If you read the New International Version of the Bible, verse 1 describes Paul and Timothy as “servants of Christ Jesus.” Whether the word in your translation is servants or slaves, in New Testament times, it denoted someone who didn’t have the freedom to obey their owner/master or not to obey him. What the master required, the servant or slave did.

It’s important to understand slavery in New Testament times to get an accurate understanding of Paul’s greeting. Slavery has existed in different forms in many different cultures. In New Testament times, slavery was not based in racism (that is, slaves were not a single race) and slave masters were typically not abusive. Most slaves worked hard but lived at least as well as other lower class citizens. They didn’t have freedom to leave or pursue the trade of their choice, but they were treated with respect. Masters often trained their slaves in their own trade so slaves could be found in jobs at many levels of society. Slaves had the security of having a place to live and food to eat. What they did not have was freedom to spend their days as they might want or to leave their masters. Slaves belonged to their masters.

Paul could have used many different words to describe himself and his relationship with God, but he chose “servant/slave.” The word would have had clear implications to the Philippians – Paul and Timothy were slaves of the Lord. Bound to serve Him.

After defining his relationship with the Lord, Paul goes on to define the relationship of the Philippians to the Lord. He describes them as “God’s holy people…who belong to Christ Jesus.” What an interesting juxtapositioning of phrases:

  • As believers, we are God’s holy people. What an awesome thing – that we (1) are God’s and (2) we are holy people. Knowing that just makes me feel good – because it emphasizes to me that I am God’s in a protective way. I am His and He will take care of me. One of the ways He takes care of me is that He has made me holy – cleansed me by the blood of Jesus.
  • As believers, we belong to Christ Jesus. As I read Paul’s greeting, this phrase carries a different connotation than the previous one. Just as the slaves in New Testament times belonged to their masters, we belong to our master. Just like Paul, we are slaves to Christ.

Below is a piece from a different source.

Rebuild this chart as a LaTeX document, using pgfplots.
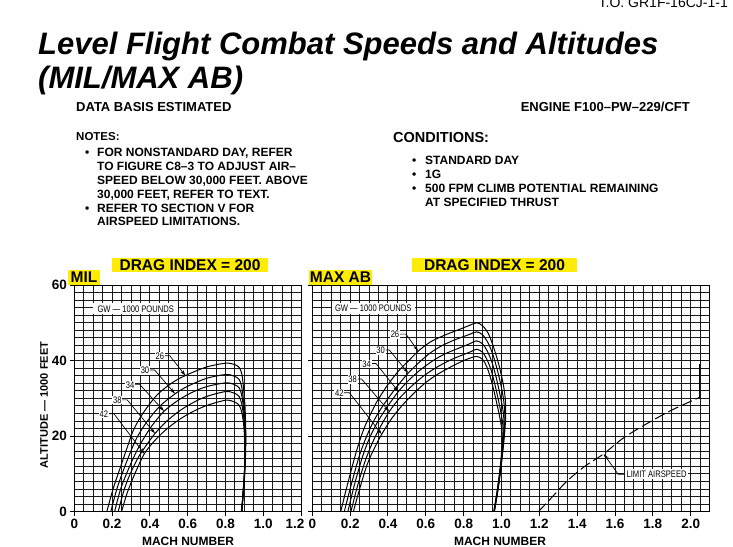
\documentclass[border=0pt]{standalone}
\usepackage{pgfplots}
\pgfplotsset{compat=1.18}
\usepackage{fontspec}
\setmainfont{Liberation Sans}
\newfontfamily\narrow[FakeStretch=0.8]{Liberation Sans}
\usetikzlibrary{arrows.meta}
\definecolor{hl}{RGB}{255,236,0}

\pgfplotsset{
  chart/.style={
    scale only axis, height=226.7pt,
    ymin=0, ymax=60, xmin=0,
    ytick={0,20,40,60},
    minor ytick={0,2,...,60},
    grid=both,
    major grid style={black!90, line width=1pt},
    minor grid style={black!90, line width=1pt},
    axis line style={black, line width=1pt},
    tick style={black, line width=1pt},
    major tick length=4pt, minor tick length=0pt,
    tick align=outside, tick pos=left,
    /pgf/number format/assume math mode=true,
    ticklabel style={font=\bfseries\fontsize{13.5}{14}\selectfont},
    cycle list={{black}},
    every axis plot post/.append style={black, line width=1pt, smooth, tension=0.5, mark=none},
  },
}
\tikzset{
  lbl/.style={fill=white, inner sep=0.8pt, font=\narrow\fontsize{9.5}{10}\selectfont},
  arr/.style={black, line width=0.7pt, -{Stealth[length=6pt,width=3.5pt]}},
}

\begin{document}
\begin{tikzpicture}[x=1pt,y=1pt]
\useasboundingbox (0pt,0pt) rectangle (733pt,546pt);

% header text
\node[anchor=base east, font=\fontsize{14}{14}\selectfont, inner sep=0] at (728pt,538pt) {T.O. GR1F-16CJ-1-1};
\node[anchor=base west, font=\bfseries\itshape\fontsize{31}{31}\selectfont, inner sep=0] at (38pt,491pt) {Level Flight Combat Speeds and Altitudes};
\node[anchor=base west, font=\bfseries\itshape\fontsize{31}{31}\selectfont, inner sep=0] at (38pt,457pt) {(MIL/MAX AB)};
\node[anchor=base west, font=\bfseries\fontsize{13}{13}\selectfont, inner sep=0] at (76pt,434pt) {DATA BASIS ESTIMATED};
\node[anchor=base east, font=\bfseries\fontsize{13}{13}\selectfont, inner sep=0] at (690pt,434pt) {ENGINE F100–PW–229/CFT};

\begin{scope}[every node/.style={anchor=base west, font=\bfseries\fontsize{12}{12}\selectfont, inner sep=0}]
\node[font=\bfseries\fontsize{11.5}{12}\selectfont] at (76pt,405pt) {NOTES:};
\node at (85pt,389.5pt) {\textbullet};
\node at (97pt,389.5pt) {FOR NONSTANDARD DAY, REFER};
\node at (97pt,375.5pt) {TO FIGURE C8–3 TO ADJUST AIR–};
\node at (97pt,361.5pt) {SPEED BELOW 30,000 FEET. ABOVE};
\node at (97pt,347.5pt) {30,000 FEET, REFER TO TEXT.};
\node at (85pt,333.5pt) {\textbullet};
\node at (97pt,333.5pt) {REFER TO SECTION V FOR};
\node at (97pt,320.5pt) {AIRSPEED LIMITATIONS.};
\node[font=\bfseries\fontsize{14.5}{15}\selectfont] at (393pt,403.5pt) {CONDITIONS:};
\node at (412pt,381.5pt) {\textbullet};
\node at (425pt,381.5pt) {STANDARD DAY};
\node at (412pt,367.5pt) {\textbullet};
\node at (425pt,367.5pt) {1G};
\node at (412pt,353.5pt) {\textbullet};
\node at (425pt,353.5pt) {500 FPM CLIMB POTENTIAL REMAINING};
\node at (425pt,339.5pt) {AT SPECIFIED THRUST};
\end{scope}

% highlighted panel titles
\fill[hl] (112pt,274pt) rectangle (268pt,288pt);
\fill[hl] (412pt,274pt) rectangle (577pt,288pt);
\fill[hl] (68pt,261pt) rectangle (100pt,276pt);
\fill[hl] (309pt,261pt) rectangle (372pt,276pt);
\node[font=\bfseries\fontsize{15.5}{16}\selectfont, inner sep=0] at (190pt,281pt) {DRAG INDEX = 200};
\node[font=\bfseries\fontsize{15.5}{16}\selectfont, inner sep=0] at (494.5pt,281pt) {DRAG INDEX = 200};
\node[font=\bfseries\fontsize{15.5}{16}\selectfont, inner sep=0] at (84pt,268.5pt) {MIL};
\node[font=\bfseries\fontsize{15.5}{16}\selectfont, inner sep=0] at (340.5pt,268.5pt) {MAX AB};

\node[rotate=90, font=\bfseries\fontsize{11}{11}\selectfont, inner sep=0] at (44pt,141pt) {ALTITUDE — 1000 FEET};
\node[font=\bfseries\fontsize{12}{12}\selectfont, inner sep=0] at (188pt,5pt) {MACH NUMBER};
\node[font=\bfseries\fontsize{12}{12}\selectfont, inner sep=0] at (500pt,5pt) {MACH NUMBER};

% ---------------- MIL ----------------
\begin{axis}[chart, at={(74.3pt,34.3pt)}, anchor=south west, width=226.8pt,
  xmax=1.2, xtick={0,0.2,0.4,0.6,0.8,1.0,1.2},
  xticklabels={0,0.2,0.4,0.6,0.8,1.0,{\hspace*{-12pt}1.2}},
  minor xtick={0,0.05,...,1.2}]
% GW 26
\addplot coordinates {(0.172,0)(0.205,6)(0.242,11.5)(0.28,17)(0.312,21.5)(0.36,25.8)(0.436,30.8)(0.52,34.2)(0.595,36.2)(0.70,38.3)(0.80,39.3)(0.845,39.0)(0.872,38.2)(0.886,36.5)(0.895,33)(0.903,28)(0.907,22)(0.907,17)(0.902,10)(0.893,4)(0.887,0)};
% GW 30
\addplot coordinates {(0.193,0)(0.225,6)(0.26,11)(0.295,15.5)(0.33,19.5)(0.38,23.5)(0.45,27.8)(0.533,31.2)(0.60,33.2)(0.70,35.3)(0.80,36.3)(0.845,35.9)(0.872,35.0)(0.885,33.2)(0.894,30)(0.902,25.5)(0.906,20.5)(0.905,15.5)(0.900,9.5)(0.892,4)(0.886,0)};
% GW 34
\addplot coordinates {(0.213,0)(0.245,6)(0.28,10.5)(0.32,15)(0.36,18.8)(0.41,22.7)(0.475,26.6)(0.55,29.5)(0.62,31.5)(0.70,33.1)(0.80,34.1)(0.845,33.7)(0.872,32.8)(0.885,31)(0.894,28)(0.901,24)(0.905,19.5)(0.904,14.5)(0.899,9)(0.891,3.5)(0.885,0)};
% GW 38
\addplot coordinates {(0.232,0)(0.265,6)(0.30,10.5)(0.34,14.5)(0.38,17.5)(0.427,20.7)(0.49,24)(0.56,26.8)(0.63,28.9)(0.70,30.5)(0.80,31.8)(0.845,31.4)(0.872,30.5)(0.885,28.7)(0.894,26)(0.900,22.5)(0.904,18.5)(0.903,13.5)(0.898,8.5)(0.890,3)(0.884,0)};
% GW 42
\addplot coordinates {(0.25,0)(0.28,5)(0.32,10)(0.369,15.2)(0.42,18.5)(0.48,21.5)(0.55,24.2)(0.62,26.3)(0.70,28.1)(0.80,29.5)(0.845,29.1)(0.872,28.2)(0.885,26.5)(0.894,24)(0.900,20.5)(0.903,17)(0.902,12.5)(0.897,8)(0.889,2.5)(0.883,0)};

\node[lbl, minimum width=85pt, minimum height=11pt] at (axis cs:0.325,53.65) {GW — 1000 POUNDS};
\draw[arr] (axis cs:0.478,41.3) -- (axis cs:0.505,41.3) -- (axis cs:0.588,36.0);
\draw[arr] (axis cs:0.399,37.5) -- (axis cs:0.425,37.5) -- (axis cs:0.533,31.2);
\draw[arr] (axis cs:0.320,33.7) -- (axis cs:0.346,33.7) -- (axis cs:0.475,26.6);
\draw[arr] (axis cs:0.253,29.6) -- (axis cs:0.280,29.6) -- (axis cs:0.427,20.7);
\draw[arr] (axis cs:0.182,25.9) -- (axis cs:0.210,25.9) -- (axis cs:0.371,15.3);
\node[lbl] at (axis cs:0.453,41.2) {26};
\node[lbl] at (axis cs:0.374,37.4) {30};
\node[lbl] at (axis cs:0.295,33.6) {34};
\node[lbl] at (axis cs:0.228,29.5) {38};
\node[lbl] at (axis cs:0.157,25.8) {42};
\end{axis}

% ---------------- MAX AB ----------------
\begin{axis}[chart, at={(312.3pt,34.3pt)}, anchor=south west, width=397.3pt,
  xmax=2.1, xtick={0,0.2,0.4,0.6,0.8,1.0,1.2,1.4,1.6,1.8,2.0},
  xticklabels={0,0.2,0.4,0.6,0.8,1.0,1.2,1.4,1.6,1.8,2.0},
  minor xtick={0,0.05,...,2.1}, yticklabels={}]
% GW 26
\addplot coordinates {(0.15,0)(0.19,8)(0.235,16.3)(0.27,21.6)(0.30,25)(0.34,29)(0.38,32.2)(0.411,34.4)(0.46,37.5)(0.51,40)(0.56,42.5)(0.62,44.8)(0.68,46.3)(0.728,47.3)(0.78,48.3)(0.83,49.3)(0.869,50)(0.9,49.2)(0.93,47.2)(0.955,44)(0.98,40)(1.0,36)(1.015,32)(1.022,28)(1.02,23)(1.005,15)(0.985,7)(0.962,0)};
% GW 30
\addplot coordinates {(0.169,0)(0.205,7)(0.25,15)(0.29,20.3)(0.33,24.5)(0.37,27.8)(0.42,31.3)(0.465,34.2)(0.507,36.7)(0.56,39.3)(0.62,41.9)(0.68,43.8)(0.73,45)(0.78,46)(0.83,46.9)(0.869,47.6)(0.9,46.8)(0.93,44.6)(0.955,41.5)(0.978,37.5)(0.997,33.5)(1.01,30)(1.017,26.5)(1.016,22)(1.003,14.5)(0.983,6.5)(0.962,0)};
% GW 34
\addplot coordinates {(0.188,0)(0.222,7)(0.265,14.5)(0.30,19.2)(0.34,23.3)(0.39,27.3)(0.455,31.8)(0.51,34.8)(0.57,37.5)(0.63,39.7)(0.69,41.5)(0.74,42.6)(0.79,43.6)(0.83,44.4)(0.869,45.2)(0.9,44.4)(0.925,42.5)(0.95,39.5)(0.972,35.5)(0.99,31.5)(1.004,28)(1.012,25)(1.012,21)(1.0,14)(0.981,6)(0.961,0)};
% GW 38
\addplot coordinates {(0.204,0)(0.24,7)(0.28,13.5)(0.32,18.5)(0.36,22.5)(0.407,26.5)(0.46,30)(0.52,33)(0.58,35.6)(0.64,37.7)(0.70,39.4)(0.75,40.6)(0.80,41.6)(0.84,42.4)(0.869,43)(0.9,42.2)(0.922,40.4)(0.945,37.5)(0.966,33.5)(0.984,29.5)(0.998,26)(1.007,23)(1.008,20)(0.998,13.5)(0.979,6)(0.96,0)};
% GW 42
\addplot coordinates {(0.217,0)(0.25,6)(0.29,12.5)(0.33,17)(0.367,20.5)(0.42,24.7)(0.48,28.4)(0.54,31.5)(0.60,34.2)(0.66,36.3)(0.72,38)(0.77,39.3)(0.82,40.4)(0.869,41.1)(0.9,40.3)(0.92,38.6)(0.94,35.8)(0.96,32)(0.978,28)(0.993,24.5)(1.002,21.5)(1.004,18.5)(0.996,13)(0.977,5.5)(0.959,0)};
% limit airspeed
\addplot[dash pattern=on 11pt off 4pt] coordinates {(1.195,0)(1.27,4)(1.344,8)(1.44,12)(1.54,15.3)(1.625,18.8)(1.70,21.3)(1.80,24.2)(1.90,26.9)(2.00,29.2)(2.045,30.2)};
\addplot coordinates {(2.045,30.2)(2.045,39)};

\node[lbl, minimum width=83pt, minimum height=11pt] at (axis cs:0.322,53.75) {GW — 1000 POUNDS};
\draw[arr] (axis cs:0.462,47.0) -- (axis cs:0.495,47.0) -- (axis cs:0.56,42.5);
\draw[arr] (axis cs:0.386,42.8) -- (axis cs:0.407,42.8) -- (axis cs:0.507,36.7);
\draw[arr] (axis cs:0.312,39.2) -- (axis cs:0.337,39.2) -- (axis cs:0.455,31.8);
\draw[arr] (axis cs:0.238,35.1) -- (axis cs:0.261,35.1) -- (axis cs:0.407,26.5);
\draw[arr] (axis cs:0.168,31.5) -- (axis cs:0.196,31.5) -- (axis cs:0.367,20.5);
\node[lbl] at (axis cs:0.437,46.9) {26};
\node[lbl] at (axis cs:0.361,42.7) {30};
\node[lbl] at (axis cs:0.287,39.1) {34};
\node[lbl] at (axis cs:0.213,35.0) {38};
\node[lbl] at (axis cs:0.143,31.4) {42};
\draw[arr] (axis cs:1.652,9.9) -- (axis cs:1.617,9.9) -- (axis cs:1.54,15.3);
\node[lbl, inner sep=1.5pt] at (axis cs:1.82,9.9) {LIMIT AIRSPEED};
\end{axis}
\end{tikzpicture}
\end{document}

So we are God’s both in the sense that He treasures us and cares for us and we belong to Him as a slave is bound to his master.

My guess is that you’ve heard lots of sermons about how you are treasured by God and how He promises to care for you. I wonder if you’ve heard any lately that encourage you to reflect on your relationship as a slave to Christ. As I read this greeting, the Holy Spirit whispers a few questions:

“Do you submit to the Lord as a slave to his master?”

Hmmm. If I’m honest, the answer to that is no, not always.

“Do you view yourself (and live your life) as an indentured servant of the Lord?”

Well, I’d rather think of myself as a child of the King, co-heirs with Christ. Or I’m happy to meditate on being the Bride of Christ or a part of the royal priesthood. I’m afraid meditating on being a slave of Christ isn’t something I do regularly.

It’s true that if we know Christ – if we’ve placed our trust in Him – that we are children of the King, co-heirs with Him. We are the Bride of Christ and a part of the royal priesthood. And yes, we are also to be slaves of Christ Jesus – listening for His voice and ready to be immediately obedient.

Ready to be immediately obedient…whatever the task. Perhaps that’s the best description of a slave. At least that’s the description that I’d like to have applied to me. Ready to be immediately obedient to the Lord.

Lord, help me to hear Your voice. Give me a heart that is ready to say “yes!”